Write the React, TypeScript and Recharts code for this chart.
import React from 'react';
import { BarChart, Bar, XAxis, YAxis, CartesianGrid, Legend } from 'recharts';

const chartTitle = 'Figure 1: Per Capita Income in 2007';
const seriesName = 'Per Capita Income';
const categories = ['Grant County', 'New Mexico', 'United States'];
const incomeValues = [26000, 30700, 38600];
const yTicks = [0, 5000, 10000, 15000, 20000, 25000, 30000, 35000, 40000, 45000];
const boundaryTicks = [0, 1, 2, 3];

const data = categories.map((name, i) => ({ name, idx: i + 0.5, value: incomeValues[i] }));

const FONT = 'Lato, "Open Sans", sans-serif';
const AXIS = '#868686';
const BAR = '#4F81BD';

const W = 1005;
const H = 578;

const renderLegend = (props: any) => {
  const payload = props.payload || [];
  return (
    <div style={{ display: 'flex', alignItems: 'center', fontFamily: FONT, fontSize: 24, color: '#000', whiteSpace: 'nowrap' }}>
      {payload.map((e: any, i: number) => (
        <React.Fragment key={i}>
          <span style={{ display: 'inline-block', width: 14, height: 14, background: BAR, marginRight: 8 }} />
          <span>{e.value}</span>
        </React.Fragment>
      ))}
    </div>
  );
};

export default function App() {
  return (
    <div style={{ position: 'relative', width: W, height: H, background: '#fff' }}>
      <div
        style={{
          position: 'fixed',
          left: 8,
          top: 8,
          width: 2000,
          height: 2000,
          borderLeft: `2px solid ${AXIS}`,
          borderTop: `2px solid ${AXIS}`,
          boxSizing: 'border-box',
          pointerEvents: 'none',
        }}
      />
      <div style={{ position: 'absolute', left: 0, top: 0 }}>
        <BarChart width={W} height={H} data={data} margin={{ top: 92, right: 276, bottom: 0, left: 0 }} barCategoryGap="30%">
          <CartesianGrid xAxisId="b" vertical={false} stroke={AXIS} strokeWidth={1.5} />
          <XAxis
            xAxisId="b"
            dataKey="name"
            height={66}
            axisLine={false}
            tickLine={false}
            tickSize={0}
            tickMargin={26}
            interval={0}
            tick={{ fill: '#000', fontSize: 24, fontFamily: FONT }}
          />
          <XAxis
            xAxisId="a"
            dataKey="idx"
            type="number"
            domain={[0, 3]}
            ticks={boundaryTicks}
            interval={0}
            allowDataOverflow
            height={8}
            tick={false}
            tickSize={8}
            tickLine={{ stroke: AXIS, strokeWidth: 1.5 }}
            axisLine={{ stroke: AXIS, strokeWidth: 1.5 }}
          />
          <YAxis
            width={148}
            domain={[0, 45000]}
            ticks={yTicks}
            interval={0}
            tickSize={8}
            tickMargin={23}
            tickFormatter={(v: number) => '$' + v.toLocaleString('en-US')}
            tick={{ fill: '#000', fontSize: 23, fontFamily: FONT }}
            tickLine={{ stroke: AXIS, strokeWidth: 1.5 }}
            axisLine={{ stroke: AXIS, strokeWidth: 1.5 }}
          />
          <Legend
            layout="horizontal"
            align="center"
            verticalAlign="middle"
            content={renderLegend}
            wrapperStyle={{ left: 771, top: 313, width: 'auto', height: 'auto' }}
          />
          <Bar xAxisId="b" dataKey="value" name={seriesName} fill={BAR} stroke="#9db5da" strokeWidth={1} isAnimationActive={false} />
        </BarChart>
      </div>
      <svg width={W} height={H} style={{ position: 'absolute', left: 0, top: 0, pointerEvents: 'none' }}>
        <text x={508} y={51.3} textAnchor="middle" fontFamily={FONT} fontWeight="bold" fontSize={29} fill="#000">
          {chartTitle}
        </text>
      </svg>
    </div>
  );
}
****
**Short task:** In the data above, tally the lines holding "React" and answer with the figure only.

**Solution:** 4